Prima personale italiana per Mika Rottenberg al MAMbo di Bologn: undici opere, tra installazioni e video, un caledoscopico e ironico viaggio nelle contraddizioni del contermporaneo con uno stile tagliente e visionario. Il mondo del lavoro, la globalizzazione, il valore e il prezzo delle merci, il riscaldamento globale, le questioni razziali, vengono frullate in una narrazione sopra le righe che diverte ma al contempo corrode.
La parte maggiormente coinvolgente è senza dubbio la serie di video (dai 3 ai 28 minuti) che inchiodano lo spettatore in un vero e proprio tour nell’immaginario dell’artista argentina. Ristoranti cinesi al confine tra USA e Messico, capannoni di selezionamento di perle, tunnel, stanze misteriose dove bolle di sapone dalle strutture articolate fluttuano ed esplodono in coreografiche frattali di fumo.

I temi socio-politici vengono affrontati attraverso posizioni diagonali, mai banali o dirette.
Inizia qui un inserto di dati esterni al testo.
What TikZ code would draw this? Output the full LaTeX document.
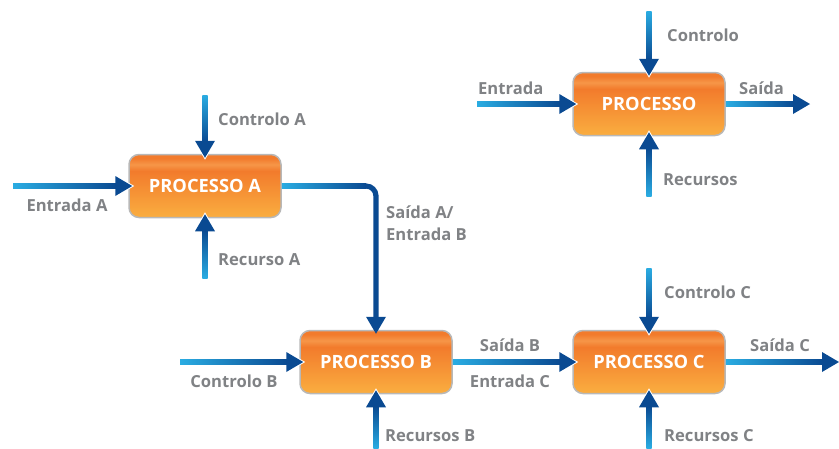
\documentclass[tikz,border=0pt]{standalone}
\usepackage{fontspec}
\setmainfont{Open Sans}
\usetikzlibrary{calc}
\definecolor{lblue}{HTML}{2AACE2}
\definecolor{dblue}{HTML}{0A4A92}
\definecolor{lgrey}{HTML}{808285}
\definecolor{boxgrey}{HTML}{B8B8B8}
\definecolor{oy}{HTML}{FAAE40}
\definecolor{od}{HTML}{F27B2C}
\definecolor{ol}{HTML}{F69648}
\definecolor{ot}{HTML}{F27A2E}
\pgfdeclareverticalshading{procshade}{100bp}{color(0bp)=(oy); color(25bp)=(oy); color(62bp)=(od); color(67bp)=(ol); color(72bp)=(od); color(100bp)=(ot)}
\tikzset{
  proc/.style={rounded corners=10pt, draw=boxgrey, line width=1.5pt, shade, shading=procshade,
    minimum width=152pt, minimum height=63pt, text=white, inner sep=0pt,
    font=\bfseries\fontsize{18.3}{21}\selectfont},
  lab/.style={text=lgrey, inner sep=0pt, font=\bfseries\fontsize{16.6}{22}\selectfont},
  headout/.style={fill=dblue, draw=white, line width=2pt, line join=miter},
  headin/.style={fill=dblue},
}
% arrow pointing right: #1 tail, #2 tip
\newcommand\arrR[2]{%
  \path[headout] (#2) -- ++(-17,-10) -- ++(0,20) -- cycle;
  \shade[left color=lblue,right color=dblue] ($(#1)+(0,-2.6)$) rectangle ($(#2)+(-16,2.6)$);
  \path[headin] (#2) -- ++(-17,-10) -- ++(0,20) -- cycle;}
% arrow pointing down
\newcommand\arrD[2]{%
  \path[headout] (#2) -- ++(-10,-17) -- ++(20,0) -- cycle;
  \shade[top color=lblue,bottom color=dblue] ($(#1)+(-2.6,0)$) rectangle ($(#2)+(2.6,-16)$);
  \path[headin] (#2) -- ++(-10,-17) -- ++(20,0) -- cycle;}
% arrow pointing up
\newcommand\arrU[2]{%
  \path[headout] (#2) -- ++(-10,17) -- ++(20,0) -- cycle;
  \shade[bottom color=lblue,top color=dblue] ($(#1)+(-2.6,0)$) rectangle ($(#2)+(2.6,16)$);
  \path[headin] (#2) -- ++(-10,17) -- ++(20,0) -- cycle;}
\begin{document}
\begin{tikzpicture}[x=1pt,y=-1pt]
\useasboundingbox (0,0) rectangle (839,448);
% boxes
\node[proc] (A) at (205,186) {PROCESSO A};
\node[proc] (P) at (649,104) {PROCESSO};
\node[proc] (B) at (376,362) {PROCESSO B};
\node[proc] (C) at (649,362) {PROCESSO C};
% free ends
\coordinate (Ain) at (13,186);
\coordinate (Actl) at (205,95);
\coordinate (Ares) at (205,278);
\coordinate (Pin) at (477,104);
\coordinate (Pout) at (810,104);
\coordinate (Pctl) at (649,11);
\coordinate (Pres) at (649,196);
\coordinate (Bin) at (180,362);
\coordinate (Bres) at (376,448);
\coordinate (Cctl) at (649,268);
\coordinate (Cres) at (649,448);
\coordinate (Cout) at (839,362);
% tips
\coordinate (tAw) at ($(A.west)+(4,0)$);
\coordinate (tAn) at ($(A.north)+(0,4)$);
\coordinate (tAs) at ($(A.south)+(0,-4)$);
\coordinate (tPw) at ($(P.west)+(4,0)$);
\coordinate (tPn) at ($(P.north)+(0,4)$);
\coordinate (tPs) at ($(P.south)+(0,-4)$);
\coordinate (tBw) at ($(B.west)+(4,0)$);
\coordinate (tBn) at ($(B.north)+(0,4)$);
\coordinate (tBs) at ($(B.south)+(0,-4)$);
\coordinate (tCw) at ($(C.west)+(4,0)$);
\coordinate (tCn) at ($(C.north)+(0,4)$);
\coordinate (tCs) at ($(C.south)+(0,-4)$);
% arrows
\arrR{Ain}{tAw}
\arrD{Actl}{tAn}
\arrU{Ares}{tAs}
\arrR{Pin}{tPw}
\arrR{P.east}{Pout}
\arrD{Pctl}{tPn}
\arrU{Pres}{tPs}
\arrR{Bin}{tBw}
\arrU{Bres}{tBs}
\arrR{B.east}{tCw}
\arrD{Cctl}{tCn}
\arrU{Cres}{tCs}
\arrR{C.east}{Cout}
% A -> B bent connector
\coordinate (bend) at (B.north |- A.east);
\shade[left color=lblue,right color=dblue] ($(A.east)+(0,-2.6)$) rectangle ($(bend)+(-10,2.6)$);
\draw[dblue,line width=5.2pt,rounded corners=10pt] ($(bend)+(-11,0)$) -| ($(tBn)+(0,-16)$);
\path[headin] (tBn) -- ++(-10,-17) -- ++(20,0) -- cycle;
% labels
\node[lab] (lAin) at (67,205) {Entrada A};
\node[lab,anchor=west] (lActl) at (218,119) {Controlo A};
\node[lab,anchor=west] (lAres) at (218,260) {Recurso A};
\node[lab,anchor=west,align=left] (lAB) at (386,223) {Saída A/\\Entrada B};
\node[lab,anchor=west] (lPctl) at (667,35) {Controlo};
\node[lab,anchor=west] (lPin) at (478,88) {Entrada};
\node[lab,anchor=west] (lPout) at (739,88) {Saída};
\node[lab,anchor=west] (lPres) at (663,180) {Recursos};
\node[lab] (lBin) at (234,381) {Controlo B};
\node[lab,anchor=west] (lBres) at (385,436) {Recursos B};
\node[lab] (lBout) at (510,345) {Saída B};
\node[lab] (lCin) at (510,381) {Entrada C};
\node[lab,anchor=west] (lCctl) at (664,292) {Controlo C};
\node[lab,anchor=west] (lCres) at (664,436) {Recursos C};
\node[lab,anchor=west] (lCout) at (750,345) {Saída C};
\end{tikzpicture}
\end{document}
Venditrici ambulanti con tanto di carrellino sbucano dal nulla vicino al muro tanto caro a Trump. Personaggi improbabili si agitano dentro piatti tipici cinesi. Sagome di animali di dipinti orientali vomitano e defecano. E i nasi sempre in preda a tormente di raffreddori esplodono in starnuti che producono conigli e bistecche, talvolta anche lampadine.

La lampadina è un leitmotiv. Illumina i cunicoli, pende da ogni sorta di soffitto colorato, viene distrutta in fantasmagorie di frantumi da un incessante lavorio. Un oggetto archetipico. L’idea, la scintilla, il fuoco, il linguaggio. In effetti tutto il lavoro della Rottenberg è incentrato sul linguaggio del corpo in relazione con l’ambiente. Esterno o interno, l’ambiente è sempre strabordante di oggetti oppure vuoto e desertico. Due eccessi che si compensano e che danno un senso di vertigine in queste vere e proprie catene di montaggio visivo.

In conclusione ci si può rinfrescare tra cumuli di scatole e scatoloni, con una san salvietta Tropical Breeze imbevuta di autentico sudore mulatto.